日本橋三・五地区 蛎一共和会

25.05.10

【町会の特徴】
東京・中央区日本橋。 今では高層ビルが立ち並ぶこの場所にも、かつて、海とともに生きた人々の姿がありました。
その町の名は蛎殻町【かきがらちょう】。 そして今、この地を支える町のつながりが、蛎一共和会【かきいち きょうわかい】です。

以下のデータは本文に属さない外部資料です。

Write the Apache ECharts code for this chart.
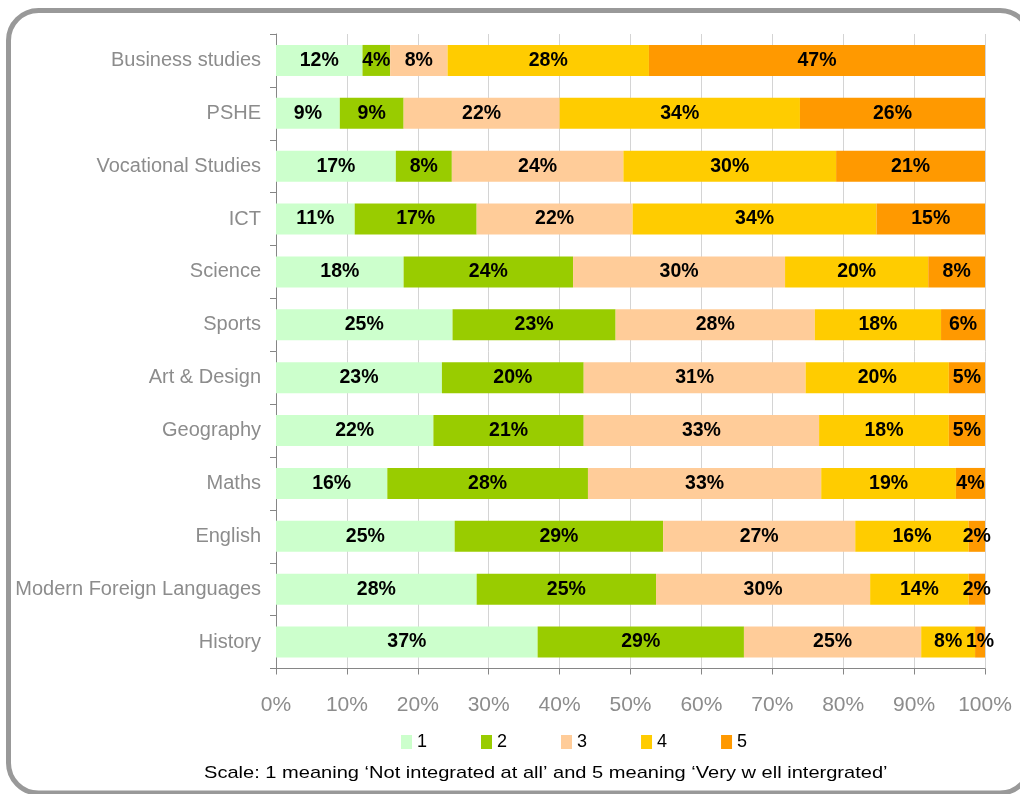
<!DOCTYPE html>
<html>
<head>
<meta charset="utf-8">
<title>Subject integration ratings</title>
<script src="https://cdn.jsdelivr.net/npm/echarts@6/dist/echarts.min.js"></script>
<style>
  html, body { margin: 0; padding: 0; background: #ffffff; }
  #chart { width: 1020px; height: 794px; }
</style>
</head>
<body>
<div id="chart"></div>
<script>
// Subjects, top to bottom
const categories = [
  'Business studies', 'PSHE', 'Vocational Studies', 'ICT', 'Science', 'Sports',
  'Art & Design', 'Geography', 'Maths', 'English', 'Modern Foreign Languages', 'History'
];

// Share of responses (%) for each rating, 1 = not integrated ... 5 = very well integrated
const rating1 = [12.2, 9.0, 16.9, 11.1, 18.0, 24.9, 23.4, 22.2, 15.7, 25.2, 28.3, 36.9];
const rating2 = [3.9, 9.0, 7.9, 17.2, 23.9, 23.0, 20.0, 21.2, 28.3, 29.4, 25.3, 29.1];
const rating3 = [8.1, 22.0, 24.2, 22.0, 29.9, 28.1, 31.3, 33.2, 32.9, 27.1, 30.2, 25.0];
const rating4 = [28.4, 33.9, 30.0, 34.4, 20.2, 17.8, 20.2, 18.3, 19.0, 16.0, 13.9, 7.6];
const rating5 = [47.4, 26.1, 21.0, 15.3, 8.0, 6.2, 5.1, 5.1, 4.1, 2.3, 2.3, 1.4];

const seriesNames = ['1', '2', '3', '4', '5'];
const seriesData = [rating1, rating2, rating3, rating4, rating5];
const seriesColors = ['#CCFFCC', '#99CC00', '#FFCC99', '#FFCC00', '#FF9900'];

const footnote = 'Scale: 1 meaning \u2018Not integrated at all\u2019 and 5 meaning \u2018Very w ell intergrated\u2019';

const FONT = '"Liberation Sans", Arial, sans-serif';

const chart = echarts.init(document.getElementById('chart'), null, { renderer: 'canvas' });

const option = {
  backgroundColor: '#ffffff',
  animation: false,
  textStyle: { fontFamily: FONT },
  grid: { left: 276, right: 35, top: 34, bottom: 125.5, containLabel: false },
  legend: {
    data: seriesNames,
    left: 396,
    top: 728,
    itemWidth: 11,
    itemHeight: 14,
    itemGap: 54,
    icon: 'rect',
    textStyle: { fontFamily: FONT, fontSize: 18, color: '#000000' }
  },
  xAxis: {
    type: 'value',
    min: 0,
    max: 100,
    interval: 10,
    axisLine: { show: true, lineStyle: { color: '#868686', width: 1 } },
    axisTick: { show: true, length: 6, lineStyle: { color: '#868686' } },
    splitLine: { show: true, lineStyle: { color: '#d4d4d4', width: 1 } },
    axisLabel: {
      formatter: '{value}%',
      fontFamily: FONT,
      fontSize: 21,
      color: '#8c8c8c',
      margin: 26
    }
  },
  yAxis: {
    type: 'category',
    data: categories,
    inverse: true,
    axisLine: { show: true, lineStyle: { color: '#868686', width: 1 } },
    axisTick: { show: true, length: 6, lineStyle: { color: '#868686' } },
    splitLine: { show: false },
    axisLabel: {
      fontFamily: FONT,
      fontSize: 20,
      color: '#8c8c8c',
      margin: 15
    }
  },
  series: seriesNames.map((name, i) => ({
    name: name,
    type: 'bar',
    stack: 'total',
    barWidth: 31,
    data: seriesData[i],
    itemStyle: { color: seriesColors[i] },
    label: {
      show: true,
      position: 'inside',
      formatter: p => Math.round(p.value) + '%',
      fontFamily: FONT,
      fontWeight: 'bold',
      fontSize: 19.5,
      color: '#000000'
    }
  })),
  graphic: [
    {
      type: 'rect',
      shape: { x: 8.5, y: 10.5, width: 1021.5, height: 782.5, r: 30 },
      style: { fill: null, stroke: '#999999', lineWidth: 5 },
      silent: true,
      z: 100
    },
    {
      // footnote, drawn slightly widened like the rest of the lettering
      type: 'text',
      x: 204,
      y: 773,
      scaleX: 1.18,
      style: {
        x: 0,
        y: 0,
        text: footnote,
        fontFamily: FONT,
        fontSize: 17,
        fill: '#000000',
        align: 'left',
        verticalAlign: 'middle'
      },
      silent: true
    }
  ]
};

chart.setOption(option);
</script>
</body>
</html>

江戸時代初期――。 この地はまだ、江戸湾の入り江に近い低湿地でした。
波にさらわれ、打ち上げられた無数の牡蠣の殻(かきがら)が、地面を白く染めていたといいます。
“蛎殻町”という名は、まさにこの自然の風景そのものから生まれました。

徳川の世が進み、江戸の町が拡張される中で、この地もやがて埋め立てられ、町人の暮らす土地へと変わっていきます。
蛎殻町は、水路と陸路が交わる物流の要として栄え、町には海産物問屋、乾物屋、船問屋、蔵屋敷が立ち並びました。
船が水門を抜けて入ってくるたび、商人たちの威勢のよい声と荷運びの音が、町じゅうに響き渡ったといいます。
通りには料理屋や旅籠も並び、町を支えたのは商いだけではありませんでした。
職人の手仕事、町内の助け合い、火消しの備え――この町には、暮らしと絆を大切にする“江戸の人情”が息づいていたのです。
こうして蛎殻町一丁目、すなわち“蛎一”は、江戸という都市の背骨のひとつとして発展していきました。

時代は移り、町は近代化を遂げ、東京大空襲では大きな被害を受けましたが、焼け跡から再び立ち上がったこの町には、
“人と人とが力を合わせて暮らしを守る”という強い心がありました。

町の名に残された“貝殻の記憶”と、人々が築いてきた“まちの絆”。
蛎一共和会は、江戸の海辺に生まれた町の誇りとともに、今日も変わらぬまなざしで、地域を見守っています。